Existing multi-scale time series forecasting methods struggle to eliminate redundant shared features across scales, leading to imbalanced modeling of shared versus scale-specific features. To address this, we propose DisMS-TS—a novel framework that, for the first time, explicitly disentangles temporal representations into scale-shared and scale-specific components. DisMS-TS introduces a learnable temporal disentanglement module, coupled with two complementary regularizers: a consistency regularizer enforcing cross-scale invariance of shared features, and a discriminability regularizer enhancing the separability of scale-specific features. This end-to-end deep architecture jointly integrates multi-scale analysis and regularized feature disentanglement. Extensive experiments on multiple standard benchmarks demonstrate substantial improvements in time series classification performance, with up to a 9.71% absolute accuracy gain.

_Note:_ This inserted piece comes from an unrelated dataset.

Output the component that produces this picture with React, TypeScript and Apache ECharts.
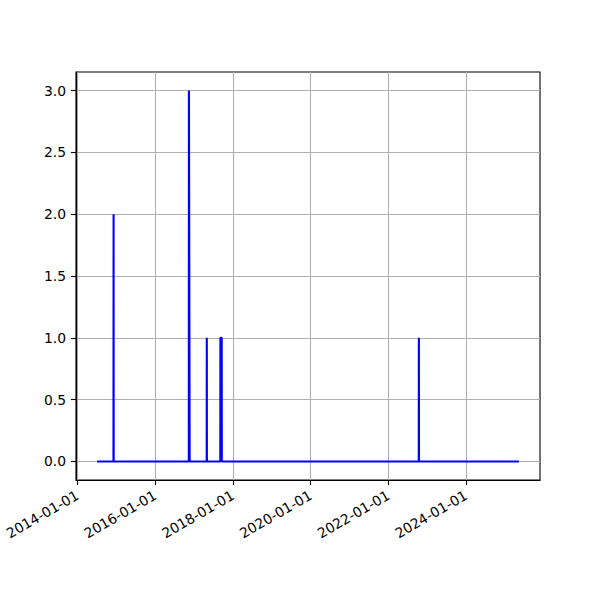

The results validate both the effectiveness and generalizability of explicit disentangled representation learning for multi-scale time series classification.

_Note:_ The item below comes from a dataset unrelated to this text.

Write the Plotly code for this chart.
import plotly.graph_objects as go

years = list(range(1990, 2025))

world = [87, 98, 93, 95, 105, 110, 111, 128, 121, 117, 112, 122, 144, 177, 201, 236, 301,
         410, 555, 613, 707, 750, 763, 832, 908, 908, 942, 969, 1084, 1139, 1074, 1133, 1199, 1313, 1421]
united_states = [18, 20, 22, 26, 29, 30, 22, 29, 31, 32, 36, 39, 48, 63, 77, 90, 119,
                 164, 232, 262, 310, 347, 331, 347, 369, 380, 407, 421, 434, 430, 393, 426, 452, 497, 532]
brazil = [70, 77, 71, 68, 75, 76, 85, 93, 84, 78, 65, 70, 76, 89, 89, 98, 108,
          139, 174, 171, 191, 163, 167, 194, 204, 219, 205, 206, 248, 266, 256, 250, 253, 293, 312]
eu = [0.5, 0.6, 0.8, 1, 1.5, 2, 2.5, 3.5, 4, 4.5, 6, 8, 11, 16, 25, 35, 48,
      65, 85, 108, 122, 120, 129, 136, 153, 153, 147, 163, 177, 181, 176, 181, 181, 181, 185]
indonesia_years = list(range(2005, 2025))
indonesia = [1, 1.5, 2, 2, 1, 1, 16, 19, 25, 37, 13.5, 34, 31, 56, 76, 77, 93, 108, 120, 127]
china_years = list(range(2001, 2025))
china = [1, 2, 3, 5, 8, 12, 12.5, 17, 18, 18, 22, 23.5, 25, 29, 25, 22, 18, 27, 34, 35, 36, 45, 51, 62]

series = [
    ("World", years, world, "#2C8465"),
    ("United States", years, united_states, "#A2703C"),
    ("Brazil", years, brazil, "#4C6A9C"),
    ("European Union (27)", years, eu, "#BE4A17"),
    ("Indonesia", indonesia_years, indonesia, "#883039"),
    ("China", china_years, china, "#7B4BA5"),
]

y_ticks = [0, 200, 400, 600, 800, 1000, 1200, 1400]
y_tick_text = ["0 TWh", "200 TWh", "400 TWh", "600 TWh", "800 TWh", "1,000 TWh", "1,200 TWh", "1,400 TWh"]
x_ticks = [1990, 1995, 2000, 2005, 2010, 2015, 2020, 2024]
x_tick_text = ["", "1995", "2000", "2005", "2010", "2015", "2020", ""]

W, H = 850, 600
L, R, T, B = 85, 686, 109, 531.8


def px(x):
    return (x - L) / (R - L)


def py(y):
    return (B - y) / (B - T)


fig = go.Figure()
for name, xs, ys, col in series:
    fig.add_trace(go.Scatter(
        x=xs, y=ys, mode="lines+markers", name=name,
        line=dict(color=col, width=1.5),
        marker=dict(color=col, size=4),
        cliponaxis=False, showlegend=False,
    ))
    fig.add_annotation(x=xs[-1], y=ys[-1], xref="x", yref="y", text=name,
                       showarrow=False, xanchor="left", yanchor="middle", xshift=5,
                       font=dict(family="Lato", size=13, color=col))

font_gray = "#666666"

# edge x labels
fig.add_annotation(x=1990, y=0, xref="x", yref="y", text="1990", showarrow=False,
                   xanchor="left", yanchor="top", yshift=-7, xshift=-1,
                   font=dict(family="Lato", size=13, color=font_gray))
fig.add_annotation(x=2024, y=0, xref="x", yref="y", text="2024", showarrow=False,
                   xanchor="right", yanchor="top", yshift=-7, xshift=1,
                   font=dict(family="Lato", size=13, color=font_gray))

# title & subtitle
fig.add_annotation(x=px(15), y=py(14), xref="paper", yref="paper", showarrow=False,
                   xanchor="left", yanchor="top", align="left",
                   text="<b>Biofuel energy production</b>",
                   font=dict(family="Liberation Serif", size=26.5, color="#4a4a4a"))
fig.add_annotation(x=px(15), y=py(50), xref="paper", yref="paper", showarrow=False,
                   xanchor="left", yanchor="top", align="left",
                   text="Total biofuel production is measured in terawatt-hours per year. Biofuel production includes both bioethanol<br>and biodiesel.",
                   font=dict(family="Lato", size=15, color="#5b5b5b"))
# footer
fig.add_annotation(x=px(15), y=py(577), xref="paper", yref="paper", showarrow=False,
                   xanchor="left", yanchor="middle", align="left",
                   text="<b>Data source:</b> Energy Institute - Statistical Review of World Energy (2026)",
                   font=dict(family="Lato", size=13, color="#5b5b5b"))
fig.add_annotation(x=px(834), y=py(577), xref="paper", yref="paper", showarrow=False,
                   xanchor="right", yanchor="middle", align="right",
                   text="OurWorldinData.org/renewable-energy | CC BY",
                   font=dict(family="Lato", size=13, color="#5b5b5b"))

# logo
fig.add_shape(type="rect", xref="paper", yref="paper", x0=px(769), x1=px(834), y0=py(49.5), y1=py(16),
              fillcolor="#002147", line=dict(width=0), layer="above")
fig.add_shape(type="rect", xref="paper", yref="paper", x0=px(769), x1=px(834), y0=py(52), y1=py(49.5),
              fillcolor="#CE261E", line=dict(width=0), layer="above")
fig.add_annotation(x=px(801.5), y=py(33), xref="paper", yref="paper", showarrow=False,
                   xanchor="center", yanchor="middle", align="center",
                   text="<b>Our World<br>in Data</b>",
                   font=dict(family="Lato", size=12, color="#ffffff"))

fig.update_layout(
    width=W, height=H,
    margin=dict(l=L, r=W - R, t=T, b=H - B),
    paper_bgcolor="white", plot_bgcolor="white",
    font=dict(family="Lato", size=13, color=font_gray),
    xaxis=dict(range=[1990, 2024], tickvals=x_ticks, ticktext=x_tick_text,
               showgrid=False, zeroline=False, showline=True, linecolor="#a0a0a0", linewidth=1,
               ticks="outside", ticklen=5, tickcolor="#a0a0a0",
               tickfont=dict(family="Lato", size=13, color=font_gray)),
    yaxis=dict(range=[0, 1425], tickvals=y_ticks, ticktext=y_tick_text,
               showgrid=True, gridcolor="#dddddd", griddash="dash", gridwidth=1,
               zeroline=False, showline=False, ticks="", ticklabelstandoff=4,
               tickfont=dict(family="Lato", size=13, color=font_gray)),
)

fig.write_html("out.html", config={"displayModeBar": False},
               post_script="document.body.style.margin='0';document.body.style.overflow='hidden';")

Real-world time series typically exhibit complex temporal variations, making the time series classification task notably challenging. Recent advancements have demonstrated the potential of multi-scale analysis approaches, which provide an effective solution for capturing these complex temporal patterns. However, existing multi-scale analysis-based time series prediction methods fail to eliminate redundant scale-shared features across multi-scale time series, resulting in the model over- or under-focusing on scale-shared features. To address this issue, we propose a novel end-to-end Disentangled Multi-Scale framework for Time Series classification (DisMS-TS). The core idea of DisMS-TS is to eliminate redundant shared features in multi-scale time series, thereby improving prediction performance. Specifically, we propose a temporal disentanglement module to capture scale-shared and scale-specific temporal representations, respectively. Subsequently, to effectively learn both scale-shared and scale-specific temporal representations, we introduce two regularization terms that ensure the consistency of scale-shared representations and the disparity of scale-specific representations across all temporal scales. Extensive experiments conducted on multiple datasets validate the superiority of DisMS-TS over its competitive baselines, with the accuracy improvement up to 9.71%.